Challenge:
Leave out all pictures and give back precisely the lines from the line with "Write the TikZ code for this diagram." to the line with "(pnum) at (930,17)", including those two lines.

-- BEGIN --

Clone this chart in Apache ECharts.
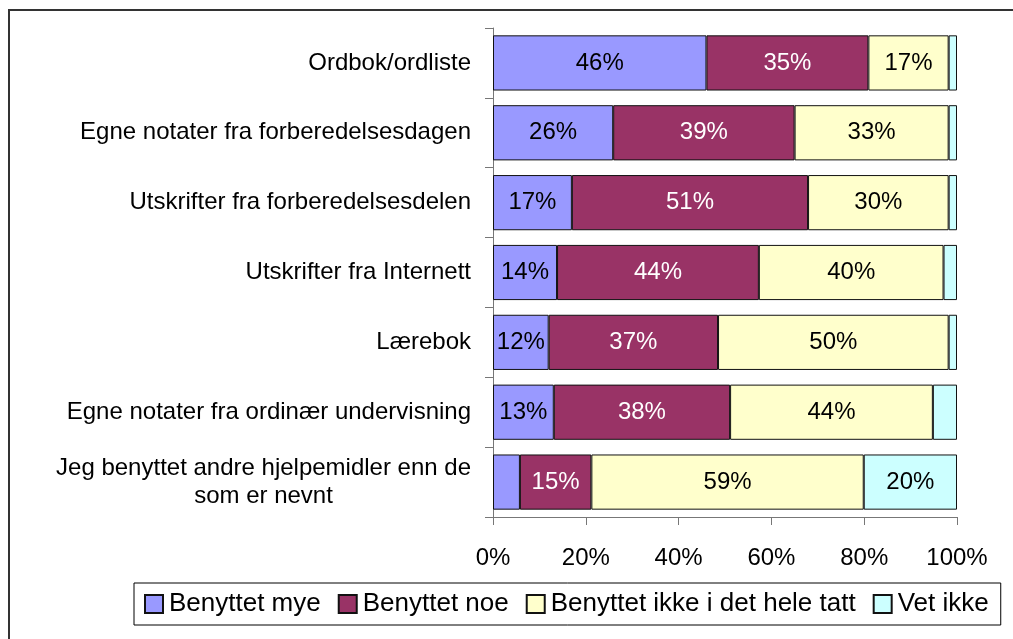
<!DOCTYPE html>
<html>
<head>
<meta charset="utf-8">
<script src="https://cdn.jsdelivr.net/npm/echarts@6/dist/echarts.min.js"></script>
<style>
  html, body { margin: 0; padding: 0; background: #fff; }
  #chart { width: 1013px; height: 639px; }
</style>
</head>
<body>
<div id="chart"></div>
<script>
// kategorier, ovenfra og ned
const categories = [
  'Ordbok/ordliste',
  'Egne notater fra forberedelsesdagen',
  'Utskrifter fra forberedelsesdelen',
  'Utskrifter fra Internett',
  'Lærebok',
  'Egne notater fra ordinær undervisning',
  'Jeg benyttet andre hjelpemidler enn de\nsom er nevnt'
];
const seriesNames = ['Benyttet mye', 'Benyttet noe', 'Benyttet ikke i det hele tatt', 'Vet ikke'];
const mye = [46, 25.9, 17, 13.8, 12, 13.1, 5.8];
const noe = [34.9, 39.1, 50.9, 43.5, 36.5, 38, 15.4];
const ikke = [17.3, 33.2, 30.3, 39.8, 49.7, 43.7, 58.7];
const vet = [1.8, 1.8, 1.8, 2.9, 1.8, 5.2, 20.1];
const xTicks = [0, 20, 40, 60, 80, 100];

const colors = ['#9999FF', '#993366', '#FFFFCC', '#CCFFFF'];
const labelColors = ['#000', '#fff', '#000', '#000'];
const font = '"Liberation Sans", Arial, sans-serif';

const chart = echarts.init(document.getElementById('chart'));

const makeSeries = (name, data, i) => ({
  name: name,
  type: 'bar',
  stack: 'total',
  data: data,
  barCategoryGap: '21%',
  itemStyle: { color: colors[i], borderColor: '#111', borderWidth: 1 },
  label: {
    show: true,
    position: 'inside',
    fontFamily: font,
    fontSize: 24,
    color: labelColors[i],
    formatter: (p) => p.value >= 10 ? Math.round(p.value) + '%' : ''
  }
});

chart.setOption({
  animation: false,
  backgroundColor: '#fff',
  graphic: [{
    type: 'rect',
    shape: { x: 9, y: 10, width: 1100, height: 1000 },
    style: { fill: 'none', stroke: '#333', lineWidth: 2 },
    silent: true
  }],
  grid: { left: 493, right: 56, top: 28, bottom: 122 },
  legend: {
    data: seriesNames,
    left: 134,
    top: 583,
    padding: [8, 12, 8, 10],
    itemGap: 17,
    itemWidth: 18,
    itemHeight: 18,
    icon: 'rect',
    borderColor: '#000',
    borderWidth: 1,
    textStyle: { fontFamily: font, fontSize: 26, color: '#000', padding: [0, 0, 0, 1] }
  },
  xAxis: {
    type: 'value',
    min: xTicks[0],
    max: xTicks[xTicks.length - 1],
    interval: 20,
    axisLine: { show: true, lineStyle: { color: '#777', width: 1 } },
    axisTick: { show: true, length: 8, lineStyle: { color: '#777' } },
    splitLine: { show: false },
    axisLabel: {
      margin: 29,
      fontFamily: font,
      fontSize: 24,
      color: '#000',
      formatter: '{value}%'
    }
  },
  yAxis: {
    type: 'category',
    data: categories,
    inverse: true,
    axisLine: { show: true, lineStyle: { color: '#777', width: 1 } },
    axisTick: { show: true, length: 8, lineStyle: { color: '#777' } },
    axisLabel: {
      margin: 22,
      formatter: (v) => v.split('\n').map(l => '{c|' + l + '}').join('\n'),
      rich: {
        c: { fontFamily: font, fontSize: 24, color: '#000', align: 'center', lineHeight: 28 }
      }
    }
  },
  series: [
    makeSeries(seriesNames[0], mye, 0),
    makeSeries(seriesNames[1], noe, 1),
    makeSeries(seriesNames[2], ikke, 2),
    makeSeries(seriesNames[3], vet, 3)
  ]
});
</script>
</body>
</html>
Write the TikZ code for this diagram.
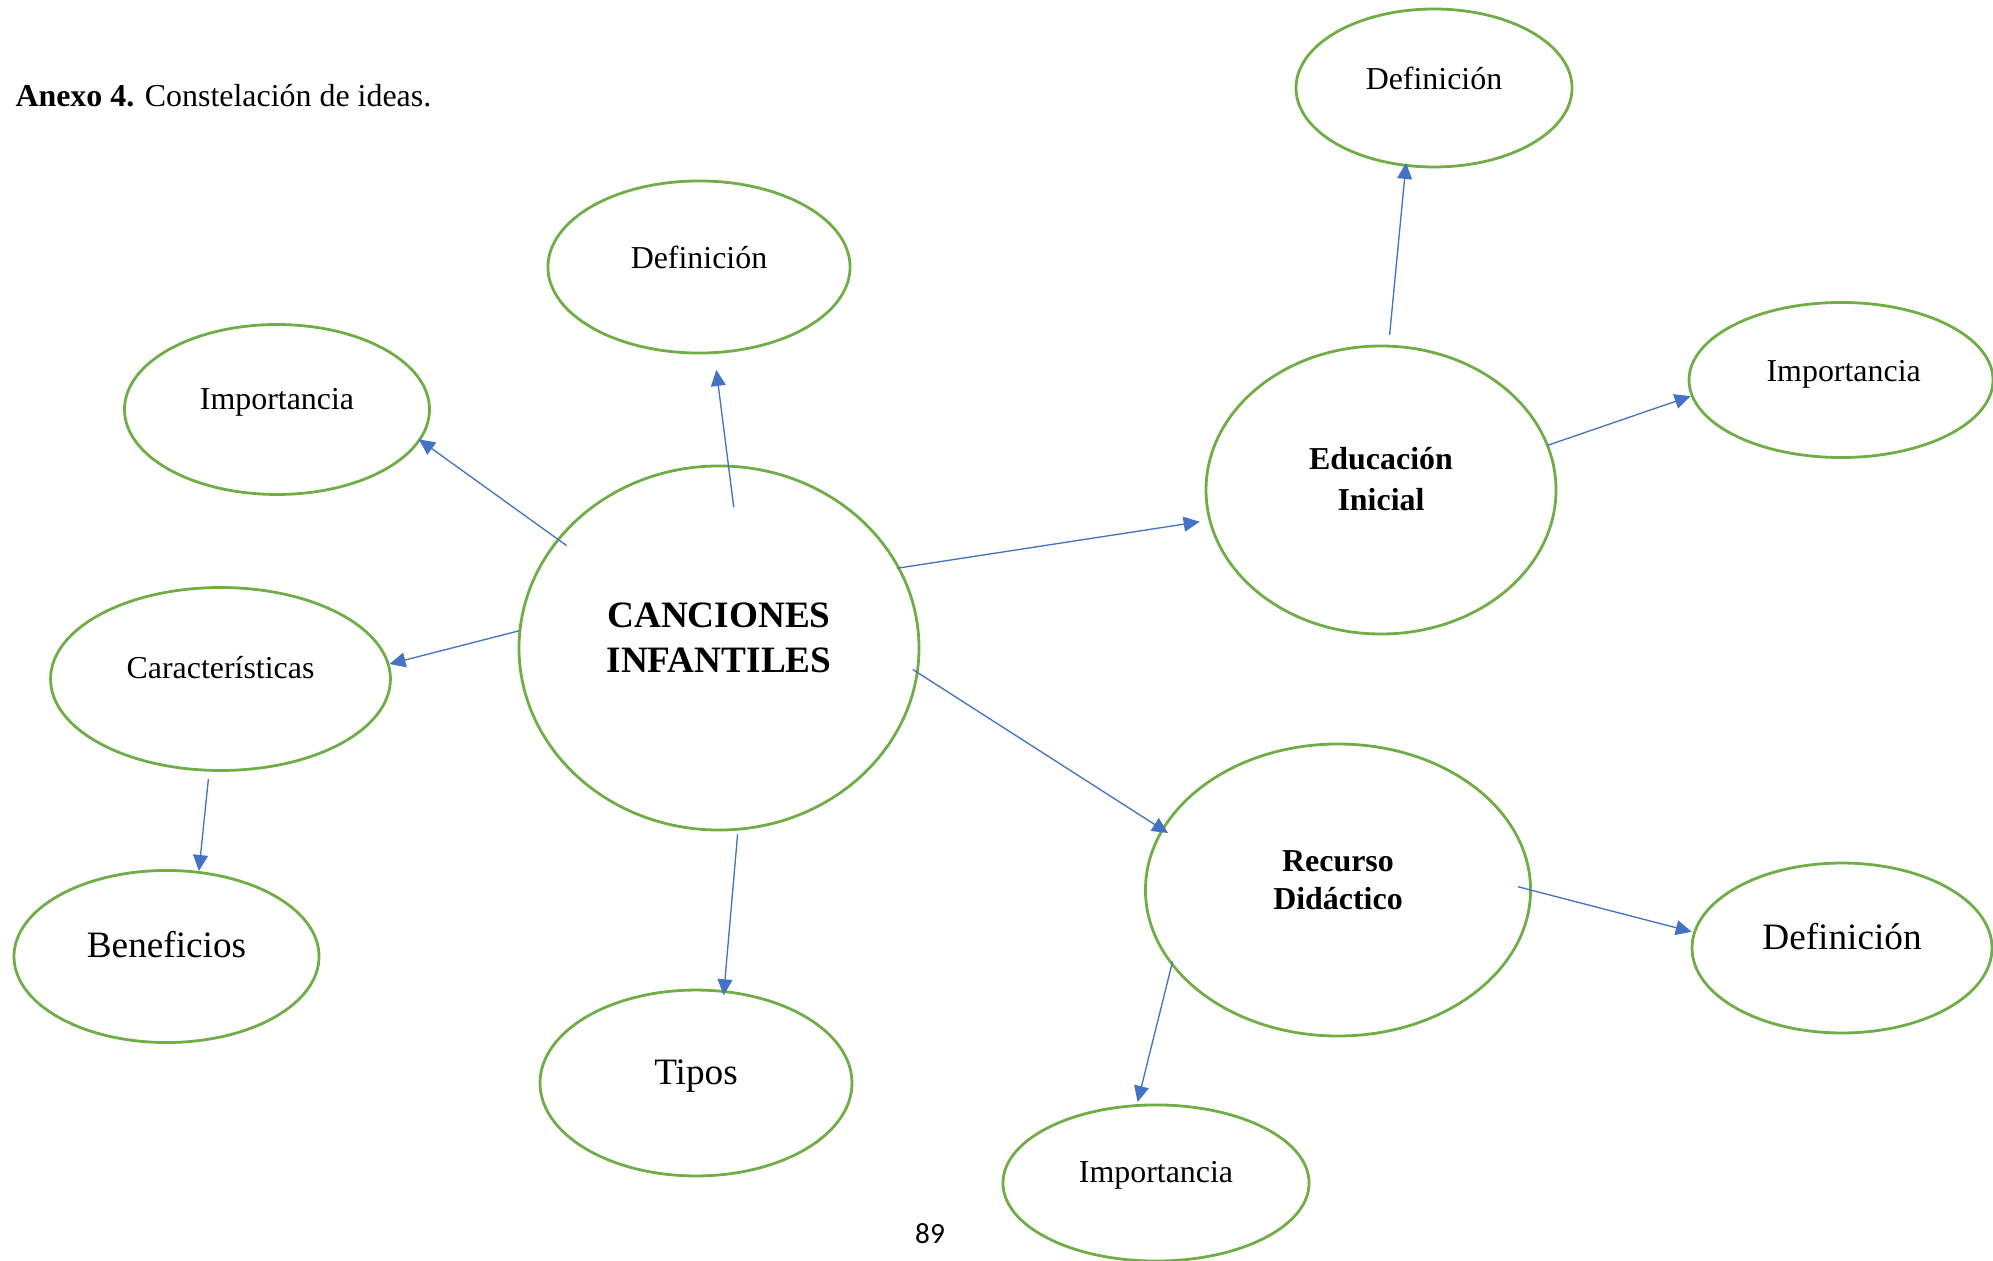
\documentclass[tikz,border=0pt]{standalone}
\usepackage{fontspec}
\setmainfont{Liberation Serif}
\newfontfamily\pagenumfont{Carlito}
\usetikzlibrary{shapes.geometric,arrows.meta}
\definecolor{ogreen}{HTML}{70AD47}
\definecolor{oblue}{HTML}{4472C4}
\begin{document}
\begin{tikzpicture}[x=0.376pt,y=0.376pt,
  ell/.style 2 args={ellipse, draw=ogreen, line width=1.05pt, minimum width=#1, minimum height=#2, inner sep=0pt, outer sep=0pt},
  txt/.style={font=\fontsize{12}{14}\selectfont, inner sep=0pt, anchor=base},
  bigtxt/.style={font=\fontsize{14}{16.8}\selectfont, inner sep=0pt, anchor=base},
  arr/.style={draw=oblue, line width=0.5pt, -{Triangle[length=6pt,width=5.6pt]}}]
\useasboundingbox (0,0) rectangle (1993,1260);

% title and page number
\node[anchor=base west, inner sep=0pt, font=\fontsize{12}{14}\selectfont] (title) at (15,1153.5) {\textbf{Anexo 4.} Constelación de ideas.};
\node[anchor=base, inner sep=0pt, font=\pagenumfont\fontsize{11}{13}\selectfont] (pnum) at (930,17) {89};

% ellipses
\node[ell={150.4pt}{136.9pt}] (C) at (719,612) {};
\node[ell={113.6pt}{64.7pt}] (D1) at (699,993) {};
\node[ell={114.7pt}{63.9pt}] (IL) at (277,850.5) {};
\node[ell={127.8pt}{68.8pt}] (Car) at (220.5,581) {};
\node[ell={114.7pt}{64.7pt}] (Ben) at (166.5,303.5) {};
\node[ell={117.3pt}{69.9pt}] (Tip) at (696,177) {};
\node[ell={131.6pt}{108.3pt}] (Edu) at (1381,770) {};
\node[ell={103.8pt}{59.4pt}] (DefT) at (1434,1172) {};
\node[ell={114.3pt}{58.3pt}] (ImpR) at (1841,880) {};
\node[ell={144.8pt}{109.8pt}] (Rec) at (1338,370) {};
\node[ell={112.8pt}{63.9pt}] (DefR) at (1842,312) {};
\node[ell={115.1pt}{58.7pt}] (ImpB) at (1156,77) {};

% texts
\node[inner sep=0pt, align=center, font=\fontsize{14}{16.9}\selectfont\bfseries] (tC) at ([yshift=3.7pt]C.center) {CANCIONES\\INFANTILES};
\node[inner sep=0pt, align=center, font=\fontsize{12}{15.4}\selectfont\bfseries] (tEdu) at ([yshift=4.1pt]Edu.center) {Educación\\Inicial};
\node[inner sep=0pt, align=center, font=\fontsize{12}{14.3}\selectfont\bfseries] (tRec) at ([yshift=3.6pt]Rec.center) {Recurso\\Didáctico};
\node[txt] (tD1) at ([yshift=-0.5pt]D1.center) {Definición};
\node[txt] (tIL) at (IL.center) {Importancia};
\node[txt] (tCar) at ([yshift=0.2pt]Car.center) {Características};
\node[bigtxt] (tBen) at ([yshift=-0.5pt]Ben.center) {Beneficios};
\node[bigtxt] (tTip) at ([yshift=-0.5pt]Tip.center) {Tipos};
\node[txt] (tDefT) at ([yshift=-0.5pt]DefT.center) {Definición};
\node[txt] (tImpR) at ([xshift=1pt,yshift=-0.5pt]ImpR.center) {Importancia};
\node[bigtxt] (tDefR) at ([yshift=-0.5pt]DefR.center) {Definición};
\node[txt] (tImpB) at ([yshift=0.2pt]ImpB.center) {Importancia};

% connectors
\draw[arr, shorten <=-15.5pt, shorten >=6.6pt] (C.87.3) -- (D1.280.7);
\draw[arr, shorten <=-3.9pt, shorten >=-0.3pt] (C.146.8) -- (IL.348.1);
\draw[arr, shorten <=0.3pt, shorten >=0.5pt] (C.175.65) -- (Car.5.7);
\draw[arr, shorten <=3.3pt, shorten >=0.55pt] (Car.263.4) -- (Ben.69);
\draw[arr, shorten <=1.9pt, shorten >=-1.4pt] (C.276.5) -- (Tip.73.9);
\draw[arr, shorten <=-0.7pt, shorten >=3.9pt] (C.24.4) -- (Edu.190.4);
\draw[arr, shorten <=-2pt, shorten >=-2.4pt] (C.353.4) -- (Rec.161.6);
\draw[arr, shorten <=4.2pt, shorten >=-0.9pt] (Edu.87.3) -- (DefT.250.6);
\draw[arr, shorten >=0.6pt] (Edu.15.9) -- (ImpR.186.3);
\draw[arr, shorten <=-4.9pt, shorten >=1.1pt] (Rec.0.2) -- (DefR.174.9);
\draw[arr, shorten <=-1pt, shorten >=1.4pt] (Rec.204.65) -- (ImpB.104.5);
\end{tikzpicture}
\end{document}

-- END --

Solution to the problem:
Write the TikZ code for this diagram.
\documentclass[tikz,border=0pt]{standalone}
\usepackage{fontspec}
\setmainfont{Liberation Serif}
\newfontfamily\pagenumfont{Carlito}
\usetikzlibrary{shapes.geometric,arrows.meta}
\definecolor{ogreen}{HTML}{70AD47}
\definecolor{oblue}{HTML}{4472C4}
\begin{document}
\begin{tikzpicture}[x=0.376pt,y=0.376pt,
  ell/.style 2 args={ellipse, draw=ogreen, line width=1.05pt, minimum width=#1, minimum height=#2, inner sep=0pt, outer sep=0pt},
  txt/.style={font=\fontsize{12}{14}\selectfont, inner sep=0pt, anchor=base},
  bigtxt/.style={font=\fontsize{14}{16.8}\selectfont, inner sep=0pt, anchor=base},
  arr/.style={draw=oblue, line width=0.5pt, -{Triangle[length=6pt,width=5.6pt]}}]
\useasboundingbox (0,0) rectangle (1993,1260);

% title and page number
\node[anchor=base west, inner sep=0pt, font=\fontsize{12}{14}\selectfont] (title) at (15,1153.5) {\textbf{Anexo 4.} Constelación de ideas.};
\node[anchor=base, inner sep=0pt, font=\pagenumfont\fontsize{11}{13}\selectfont] (pnum) at (930,17) {89};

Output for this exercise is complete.